The problem> Stop at the line containing "ov.axis('off')": repeat exactly every line of the entries below from the first up to it, plus that line, with pictures omitted.

Records supplied>
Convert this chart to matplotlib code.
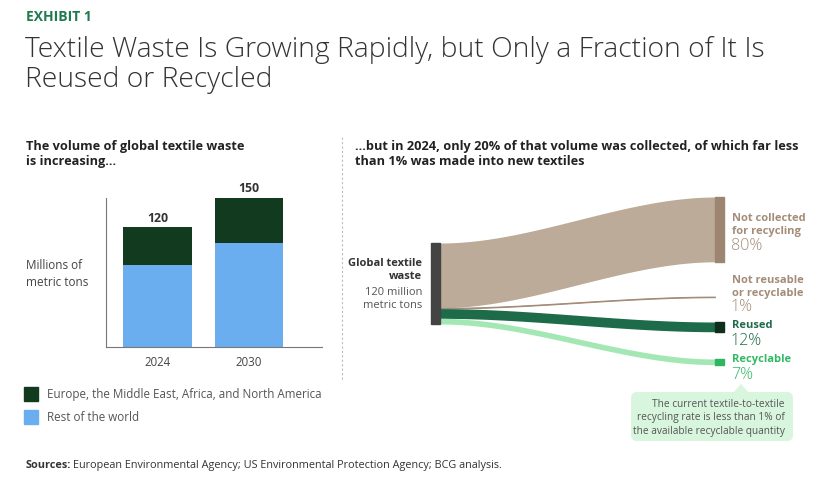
import numpy as np
import matplotlib.pyplot as plt
from matplotlib.patches import FancyBboxPatch, Polygon, Rectangle

plt.rcParams['font.family'] = ['Open Sans', 'DejaVu Sans']

# left chart data (million metric tons)
years = ['2024', '2030']
rest_of_world = [82, 104]
emea_na = [38, 46]
totals = [120, 150]

# right chart data (share of 2024 waste, %)
flow_names = ['Not collected\nfor recycling', 'Not reusable\nor recyclable', 'Reused', 'Recyclable']
flow_shares = [80, 1, 12, 7]
flow_colors = ['#bcab98', '#a38d78', '#1d6b48', '#a3e8b4']
node_colors = ['#9c8671', '#a38d78', '#0f2f1c', '#2fb45f']
label_colors = ['#a38d78', '#a38d78', '#1d6b48', '#33b864']

W, H = 820, 481
fig = plt.figure(figsize=(W / 100, H / 100), dpi=100)

# full-figure overlay in pixel coordinates
ov = fig.add_axes([0, 0, 1, 1])
ov.set_xlim(0, W)
ov.set_ylim(H, 0)
ov.axis('off')

ov.text(26, 17, 'EXHIBIT 1', color='#1f7a4f', fontsize=10, fontweight='bold', va='center')
ov.text(25, 65, 'Textile Waste Is Growing Rapidly, but Only a Fraction of It Is\nReused or Recycled',
        color='#333333', fontsize=20.3, fontweight='light', va='center', linespacing=1.13)

ov.text(26, 154, 'The volume of global textile waste\nis increasing…', fontsize=9.2,
        fontweight='bold', color='#222222', va='center', linespacing=1.2)
ov.text(355, 154, '…but in 2024, only 20% of that volume was collected, of which far less\nthan 1% was made into new textiles',
        fontsize=9.2, fontweight='bold', color='#222222', va='center', linespacing=1.2)

ov.text(26, 274, 'Millions of\nmetric tons', fontsize=8.5, color='#444444', va='center', linespacing=1.35)

# separator
ov.plot([342, 342], [138, 382], color='#bbbbbb', lw=0.8, ls=(0, (2, 2)))

# legend
ov.add_patch(Rectangle((24, 388), 14, 14, color='#123a1e'))
ov.add_patch(Rectangle((24, 411), 14, 14, color='#6aaef0'))
ov.text(47, 395, 'Europe, the Middle East, Africa, and North America', fontsize=8.4, color='#555555', va='center')
ov.text(47, 418, 'Rest of the world', fontsize=8.4, color='#555555', va='center')

ov.text(26, 466, 'Sources:', fontsize=7.8, color='#333333', va='center', fontweight='bold')
ov.text(73, 466, 'European Environmental Agency; US Environmental Protection Agency; BCG analysis.',
        fontsize=7.8, color='#333333', va='center')

# bar chart
ax = fig.add_axes([106 / W, 1 - 348 / H, 216 / W, 149 / H])
xpos = np.arange(len(years))
ax.bar(xpos, rest_of_world, width=0.75, color='#6aaef0')
ax.bar(xpos, emea_na, bottom=rest_of_world, width=0.75, color='#123a1e')
for xi, t in zip(xpos, totals):
    ax.text(xi, t + 3, str(t), ha='center', va='bottom', fontsize=8.8, fontweight='bold', color='#333333')
ax.set_xlim(-0.563, 1.8)
ax.set_ylim(0, 149)
ax.set_xticks(xpos)
ax.set_xticklabels(years, fontsize=8.3, color='#444444')
ax.tick_params(length=0, pad=6)
ax.set_yticks([])
for s in ['top', 'right']:
    ax.spines[s].set_visible(False)
for s in ['left', 'bottom']:
    ax.spines[s].set_color('#777777')
    ax.spines[s].set_linewidth(0.8)
ax.patch.set_alpha(0)

# sankey
src_x0, src_x1 = 431, 440
tgt_x0, tgt_x1 = 715, 724
src_top = 244
px_per_pct = 0.81
tgt_tops = [198, 297.5, 323, 360]

total_h = sum(flow_shares) * px_per_pct
ov.add_patch(Rectangle((src_x0, src_top), src_x1 - src_x0, total_h, color='#444444', zorder=3))

xs = np.linspace(src_x1, tgt_x0, 200)
t = (xs - src_x1) / (tgt_x0 - src_x1)
s = 3 * t ** 2 - 2 * t ** 3
y_src = src_top
for share, ttop, fc, nc in zip(flow_shares, tgt_tops, flow_colors, node_colors):
    h = share * px_per_pct
    top = y_src + (ttop - y_src) * s
    ov.fill_between(xs, top, top + h, color=fc, lw=0.6 if share < 3 else 0, edgecolor=fc, zorder=2)
    if share >= 3:
        ov.add_patch(Rectangle((tgt_x0, ttop), tgt_x1 - tgt_x0, h, color=nc, zorder=3))
    y_src += h

# source labels
ov.text(422, 270, 'Global textile\nwaste', fontsize=8, fontweight='bold', color='#333333',
        ha='right', va='center', linespacing=1.25)
ov.text(422, 299, '120 million\nmetric tons', fontsize=8, color='#555555',
        ha='right', va='center', linespacing=1.3)

# target labels
name_y = [225, 287, 326, 360]
pct_y = [246, 307, 341, 375]
for name, share, ny, py, lc in zip(flow_names, flow_shares, name_y, pct_y, label_colors):
    ov.text(732, ny, name, fontsize=8, fontweight='bold', color=lc, va='center', linespacing=1.2)
    ov.text(731, py, f'{share}%', fontsize=11.5, fontweight='light', color=lc, va='center')

# callout
ov.add_patch(FancyBboxPatch((631, 393), 162, 49, boxstyle='round,pad=0,rounding_size=6',
                            fc='#d8f5de', ec='none', zorder=1))
ov.add_patch(Polygon([[733, 394], [741, 385], [749, 394]], closed=True, fc='#d8f5de', ec='none'))
ov.text(785, 418, 'The current textile-to-textile\nrecycling rate is less than 1% of\nthe available recyclable quantity',
        fontsize=7.3, color='#555555', ha='right', va='center', linespacing=1.3)

fig.savefig('out.png', dpi=100)
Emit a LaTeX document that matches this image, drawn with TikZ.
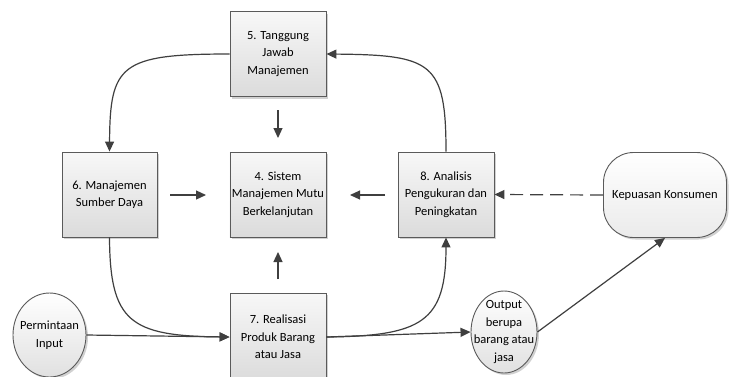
\documentclass[tikz,border=0pt]{standalone}
\usepackage{fontspec}
\setmainfont{Carlito}
\usetikzlibrary{arrows.meta,shapes.geometric,shadows}
\definecolor{linec}{HTML}{3F3F3F}
\definecolor{borderc}{HTML}{5A5A5A}
\tikzset{
  txt/.style={align=center, font=\fontsize{12.5}{17.5}\selectfont},
  base/.style={draw=borderc, line width=0.9pt, txt, inner sep=2pt,
    drop shadow={shadow xshift=2pt, shadow yshift=-2pt, fill=black, opacity=0.18}},
  procbox/.style={base, rectangle, minimum width=96pt, minimum height=85pt, top color=white!97!black, bottom color=white!86!black},
  ovalnode/.style={base, ellipse, inner sep=0pt, top color=white, bottom color=white!88!black},
  termnode/.style={base, rectangle, rounded corners=30pt, minimum width=123pt, minimum height=85pt, top color=white, bottom color=white!92!black},
  conn/.style={draw=linec, line width=1.2pt, -{Triangle[length=10pt,width=9pt]}},
  dashconn/.style={conn, dash pattern=on 13pt off 7pt}
}
\begin{document}
\begin{tikzpicture}[x=1pt,y=-1pt]
\useasboundingbox (0,0) rectangle (736,376);
\clip (0,0) rectangle (736,376);
\fill[white] (0,0) rectangle (736,376);

\node[procbox] (b5) at (278,54) {5. Tanggung\\Jawab\\Manajemen};
\node[procbox] (b4) at (278,194.5) {4. Sistem\\Manajemen Mutu\\Berkelanjutan};
\node[procbox, minimum width=95pt] (b6) at (109.5,194.5) {6. Manajemen\\Sumber Daya};
\node[procbox] (b8) at (446,194.5) {8. Analisis\\Pengukuran dan\\Peningkatan};
\node[procbox, minimum height=88pt] (b7) at (278,337) {7. Realisasi\\Produk Barang\\atau Jasa};
\node[termnode] (kep) at (665,195) {Kepuasan Konsumen};
\node[ovalnode, minimum width=73pt, minimum height=84pt,
  label={[txt]center:Permintaan\\Input}] (perm) at (49.5,335) {};
\node[ovalnode, minimum width=66pt, minimum height=82pt,
  label={[txt]center:Output\\berupa\\barang atau\\jasa}] (out) at (504,332) {};

% curved connectors
\draw[conn] (b5.west) .. controls (120,54) and (110,65) .. (b6.north);
\draw[conn] (b8.north) .. controls (446,62) and (432,55) .. (b5.east);
\draw[conn] (b6.south) .. controls (110,322) and (130,336) .. (b7.west);
\draw[conn] (b7.east) .. controls (422,336) and (446,322) .. (b8.south);

% straight connectors
\draw[conn] (perm.east) -- (b7.west);
\draw[conn] (b7.east) -- (out.west);
\draw[conn] (out.east) -- (kep.south);
\draw[dashconn] (kep.west) -- (b8.east);

% free arrows toward the centre box
\coordinate (a1s) at (278,110);
\coordinate (a1e) at (278,138);
\draw[conn] (a1s) -- (a1e);
\coordinate (a2s) at (170,195);
\coordinate (a2e) at (206,195);
\draw[conn] (a2s) -- (a2e);
\coordinate (a3s) at (385,195);
\coordinate (a3e) at (350,195);
\draw[conn] (a3s) -- (a3e);
\coordinate (a4s) at (278,279);
\coordinate (a4e) at (278,252);
\draw[conn] (a4s) -- (a4e);
\end{tikzpicture}
\end{document}
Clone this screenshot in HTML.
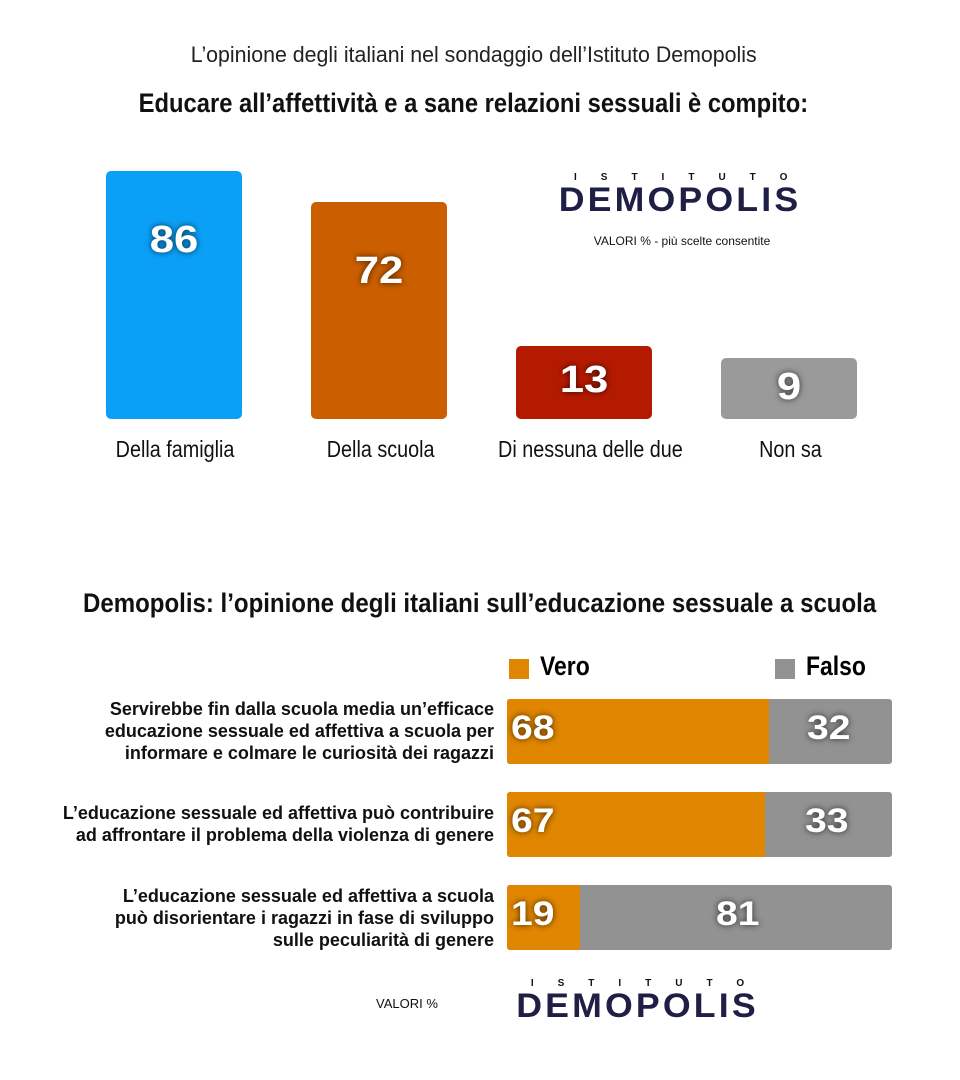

The completed task>
Convert this chart to matplotlib code.
import numpy as np
import matplotlib.pyplot as plt
from matplotlib.patches import FancyBboxPatch, Polygon, Rectangle

plt.rcParams['font.family'] = ['Open Sans', 'DejaVu Sans']

# left chart data (million metric tons)
years = ['2024', '2030']
rest_of_world = [82, 104]
emea_na = [38, 46]
totals = [120, 150]

# right chart data (share of 2024 waste, %)
flow_names = ['Not collected\nfor recycling', 'Not reusable\nor recyclable', 'Reused', 'Recyclable']
flow_shares = [80, 1, 12, 7]
flow_colors = ['#bcab98', '#a38d78', '#1d6b48', '#a3e8b4']
node_colors = ['#9c8671', '#a38d78', '#0f2f1c', '#2fb45f']
label_colors = ['#a38d78', '#a38d78', '#1d6b48', '#33b864']

W, H = 820, 481
fig = plt.figure(figsize=(W / 100, H / 100), dpi=100)

# full-figure overlay in pixel coordinates
ov = fig.add_axes([0, 0, 1, 1])
ov.set_xlim(0, W)
ov.set_ylim(H, 0)
ov.axis('off')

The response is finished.